• Task requirements: Repeat the listing that follows, character for character, minus the pictures.
** Start **
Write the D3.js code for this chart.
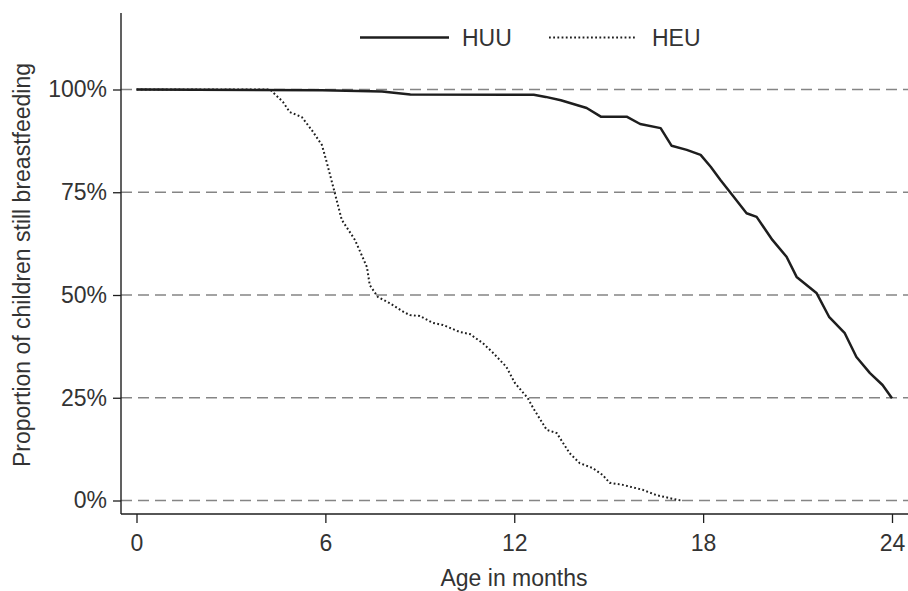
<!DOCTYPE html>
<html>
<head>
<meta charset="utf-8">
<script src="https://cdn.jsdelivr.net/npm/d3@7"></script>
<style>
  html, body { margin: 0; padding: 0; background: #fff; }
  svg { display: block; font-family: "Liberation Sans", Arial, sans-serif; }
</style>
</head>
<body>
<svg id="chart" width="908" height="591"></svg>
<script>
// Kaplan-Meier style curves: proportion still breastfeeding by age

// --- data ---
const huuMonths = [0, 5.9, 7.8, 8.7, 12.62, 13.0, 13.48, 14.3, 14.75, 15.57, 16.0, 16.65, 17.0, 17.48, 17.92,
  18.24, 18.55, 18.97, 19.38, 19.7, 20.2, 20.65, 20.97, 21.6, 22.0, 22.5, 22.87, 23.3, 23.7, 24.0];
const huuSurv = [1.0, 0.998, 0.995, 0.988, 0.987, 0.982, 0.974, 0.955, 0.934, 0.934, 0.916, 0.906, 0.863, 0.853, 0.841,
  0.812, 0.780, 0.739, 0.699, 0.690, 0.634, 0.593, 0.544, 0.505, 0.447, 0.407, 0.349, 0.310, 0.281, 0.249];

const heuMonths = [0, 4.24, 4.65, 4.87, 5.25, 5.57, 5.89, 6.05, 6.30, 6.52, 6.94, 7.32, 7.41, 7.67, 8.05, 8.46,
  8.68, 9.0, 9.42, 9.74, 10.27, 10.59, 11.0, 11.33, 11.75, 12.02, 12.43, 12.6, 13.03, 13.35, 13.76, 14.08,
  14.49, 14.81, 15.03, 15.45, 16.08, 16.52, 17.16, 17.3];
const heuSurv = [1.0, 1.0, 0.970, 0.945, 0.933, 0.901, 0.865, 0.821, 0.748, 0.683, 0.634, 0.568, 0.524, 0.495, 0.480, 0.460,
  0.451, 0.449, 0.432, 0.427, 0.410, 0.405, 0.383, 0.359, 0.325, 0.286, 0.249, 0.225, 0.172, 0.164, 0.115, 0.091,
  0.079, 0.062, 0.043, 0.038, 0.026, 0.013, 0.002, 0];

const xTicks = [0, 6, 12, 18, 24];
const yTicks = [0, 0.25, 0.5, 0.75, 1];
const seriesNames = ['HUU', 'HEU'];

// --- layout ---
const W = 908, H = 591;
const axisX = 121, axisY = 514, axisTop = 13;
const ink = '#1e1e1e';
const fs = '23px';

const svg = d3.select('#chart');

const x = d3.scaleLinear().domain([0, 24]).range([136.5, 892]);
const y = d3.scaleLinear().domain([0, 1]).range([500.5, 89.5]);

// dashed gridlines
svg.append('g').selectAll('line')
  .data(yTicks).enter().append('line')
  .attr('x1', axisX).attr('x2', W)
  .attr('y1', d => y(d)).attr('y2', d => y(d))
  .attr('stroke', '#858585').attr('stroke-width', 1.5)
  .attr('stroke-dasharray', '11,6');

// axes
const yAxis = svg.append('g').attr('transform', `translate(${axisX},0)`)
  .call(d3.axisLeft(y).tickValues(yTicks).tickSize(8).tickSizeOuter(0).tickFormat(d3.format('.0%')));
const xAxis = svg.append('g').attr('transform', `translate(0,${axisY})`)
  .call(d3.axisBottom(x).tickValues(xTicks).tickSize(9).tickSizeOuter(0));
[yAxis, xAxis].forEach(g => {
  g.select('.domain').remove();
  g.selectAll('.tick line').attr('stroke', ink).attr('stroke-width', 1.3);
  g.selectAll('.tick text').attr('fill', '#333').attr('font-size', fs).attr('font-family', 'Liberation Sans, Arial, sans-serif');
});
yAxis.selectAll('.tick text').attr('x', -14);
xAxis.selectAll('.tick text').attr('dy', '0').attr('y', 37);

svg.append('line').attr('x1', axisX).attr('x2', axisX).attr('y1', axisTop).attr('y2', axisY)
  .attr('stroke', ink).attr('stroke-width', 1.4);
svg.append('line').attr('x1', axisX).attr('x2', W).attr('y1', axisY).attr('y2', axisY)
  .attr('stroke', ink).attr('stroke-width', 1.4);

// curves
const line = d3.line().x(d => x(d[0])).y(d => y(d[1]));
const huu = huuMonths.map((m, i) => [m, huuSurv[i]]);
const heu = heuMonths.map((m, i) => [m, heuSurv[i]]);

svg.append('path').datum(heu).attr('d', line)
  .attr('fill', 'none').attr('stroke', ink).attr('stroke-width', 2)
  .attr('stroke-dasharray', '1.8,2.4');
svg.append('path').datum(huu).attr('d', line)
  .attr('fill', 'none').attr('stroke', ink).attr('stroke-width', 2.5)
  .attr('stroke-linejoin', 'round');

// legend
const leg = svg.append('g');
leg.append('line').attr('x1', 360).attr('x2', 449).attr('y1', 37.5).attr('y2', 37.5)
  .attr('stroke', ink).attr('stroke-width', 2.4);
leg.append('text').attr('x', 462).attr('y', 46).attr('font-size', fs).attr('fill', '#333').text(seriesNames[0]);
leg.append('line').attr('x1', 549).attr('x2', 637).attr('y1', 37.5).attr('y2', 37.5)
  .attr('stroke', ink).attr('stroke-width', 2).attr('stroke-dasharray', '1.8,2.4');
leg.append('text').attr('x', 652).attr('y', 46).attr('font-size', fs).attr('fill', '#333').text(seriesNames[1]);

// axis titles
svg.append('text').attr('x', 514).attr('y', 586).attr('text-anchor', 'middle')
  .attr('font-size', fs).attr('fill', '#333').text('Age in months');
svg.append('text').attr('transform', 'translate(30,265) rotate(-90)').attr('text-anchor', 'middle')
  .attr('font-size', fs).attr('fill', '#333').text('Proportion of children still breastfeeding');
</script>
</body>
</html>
** End **
• Task solution:
Write the D3.js code for this chart.
<!DOCTYPE html>
<html>
<head>
<meta charset="utf-8">
<script src="https://cdn.jsdelivr.net/npm/d3@7"></script>
<style>
  html, body { margin: 0; padding: 0; background: #fff; }
  svg { display: block; font-family: "Liberation Sans", Arial, sans-serif; }
</style>
</head>
<body>
<svg id="chart" width="908" height="591"></svg>
<script>
// Kaplan-Meier style curves: proportion still breastfeeding by age

// --- data ---
const huuMonths = [0, 5.9, 7.8, 8.7, 12.62, 13.0, 13.48, 14.3, 14.75, 15.57, 16.0, 16.65, 17.0, 17.48, 17.92,
  18.24, 18.55, 18.97, 19.38, 19.7, 20.2, 20.65, 20.97, 21.6, 22.0, 22.5, 22.87, 23.3, 23.7, 24.0];
const huuSurv = [1.0, 0.998, 0.995, 0.988, 0.987, 0.982, 0.974, 0.955, 0.934, 0.934, 0.916, 0.906, 0.863, 0.853, 0.841,
  0.812, 0.780, 0.739, 0.699, 0.690, 0.634, 0.593, 0.544, 0.505, 0.447, 0.407, 0.349, 0.310, 0.281, 0.249];

const heuMonths = [0, 4.24, 4.65, 4.87, 5.25, 5.57, 5.89, 6.05, 6.30, 6.52, 6.94, 7.32, 7.41, 7.67, 8.05, 8.46,
  8.68, 9.0, 9.42, 9.74, 10.27, 10.59, 11.0, 11.33, 11.75, 12.02, 12.43, 12.6, 13.03, 13.35, 13.76, 14.08,
  14.49, 14.81, 15.03, 15.45, 16.08, 16.52, 17.16, 17.3];
const heuSurv = [1.0, 1.0, 0.970, 0.945, 0.933, 0.901, 0.865, 0.821, 0.748, 0.683, 0.634, 0.568, 0.524, 0.495, 0.480, 0.460,
  0.451, 0.449, 0.432, 0.427, 0.410, 0.405, 0.383, 0.359, 0.325, 0.286, 0.249, 0.225, 0.172, 0.164, 0.115, 0.091,
  0.079, 0.062, 0.043, 0.038, 0.026, 0.013, 0.002, 0];

const xTicks = [0, 6, 12, 18, 24];
const yTicks = [0, 0.25, 0.5, 0.75, 1];
const seriesNames = ['HUU', 'HEU'];

// --- layout ---
const W = 908, H = 591;
const axisX = 121, axisY = 514, axisTop = 13;
const ink = '#1e1e1e';
const fs = '23px';

const svg = d3.select('#chart');

const x = d3.scaleLinear().domain([0, 24]).range([136.5, 892]);
const y = d3.scaleLinear().domain([0, 1]).range([500.5, 89.5]);

// dashed gridlines
svg.append('g').selectAll('line')
  .data(yTicks).enter().append('line')
  .attr('x1', axisX).attr('x2', W)
  .attr('y1', d => y(d)).attr('y2', d => y(d))
  .attr('stroke', '#858585').attr('stroke-width', 1.5)
  .attr('stroke-dasharray', '11,6');

// axes
const yAxis = svg.append('g').attr('transform', `translate(${axisX},0)`)
  .call(d3.axisLeft(y).tickValues(yTicks).tickSize(8).tickSizeOuter(0).tickFormat(d3.format('.0%')));
const xAxis = svg.append('g').attr('transform', `translate(0,${axisY})`)
  .call(d3.axisBottom(x).tickValues(xTicks).tickSize(9).tickSizeOuter(0));
[yAxis, xAxis].forEach(g => {
  g.select('.domain').remove();
  g.selectAll('.tick line').attr('stroke', ink).attr('stroke-width', 1.3);
  g.selectAll('.tick text').attr('fill', '#333').attr('font-size', fs).attr('font-family', 'Liberation Sans, Arial, sans-serif');
});
yAxis.selectAll('.tick text').attr('x', -14);
xAxis.selectAll('.tick text').attr('dy', '0').attr('y', 37);

svg.append('line').attr('x1', axisX).attr('x2', axisX).attr('y1', axisTop).attr('y2', axisY)
  .attr('stroke', ink).attr('stroke-width', 1.4);
svg.append('line').attr('x1', axisX).attr('x2', W).attr('y1', axisY).attr('y2', axisY)
  .attr('stroke', ink).attr('stroke-width', 1.4);

// curves
const line = d3.line().x(d => x(d[0])).y(d => y(d[1]));
const huu = huuMonths.map((m, i) => [m, huuSurv[i]]);
const heu = heuMonths.map((m, i) => [m, heuSurv[i]]);

svg.append('path').datum(heu).attr('d', line)
  .attr('fill', 'none').attr('stroke', ink).attr('stroke-width', 2)
  .attr('stroke-dasharray', '1.8,2.4');
svg.append('path').datum(huu).attr('d', line)
  .attr('fill', 'none').attr('stroke', ink).attr('stroke-width', 2.5)
  .attr('stroke-linejoin', 'round');

// legend
const leg = svg.append('g');
leg.append('line').attr('x1', 360).attr('x2', 449).attr('y1', 37.5).attr('y2', 37.5)
  .attr('stroke', ink).attr('stroke-width', 2.4);
leg.append('text').attr('x', 462).attr('y', 46).attr('font-size', fs).attr('fill', '#333').text(seriesNames[0]);
leg.append('line').attr('x1', 549).attr('x2', 637).attr('y1', 37.5).attr('y2', 37.5)
  .attr('stroke', ink).attr('stroke-width', 2).attr('stroke-dasharray', '1.8,2.4');
leg.append('text').attr('x', 652).attr('y', 46).attr('font-size', fs).attr('fill', '#333').text(seriesNames[1]);

// axis titles
svg.append('text').attr('x', 514).attr('y', 586).attr('text-anchor', 'middle')
  .attr('font-size', fs).attr('fill', '#333').text('Age in months');
svg.append('text').attr('transform', 'translate(30,265) rotate(-90)').attr('text-anchor', 'middle')
  .attr('font-size', fs).attr('fill', '#333').text('Proportion of children still breastfeeding');
</script>
</body>
</html>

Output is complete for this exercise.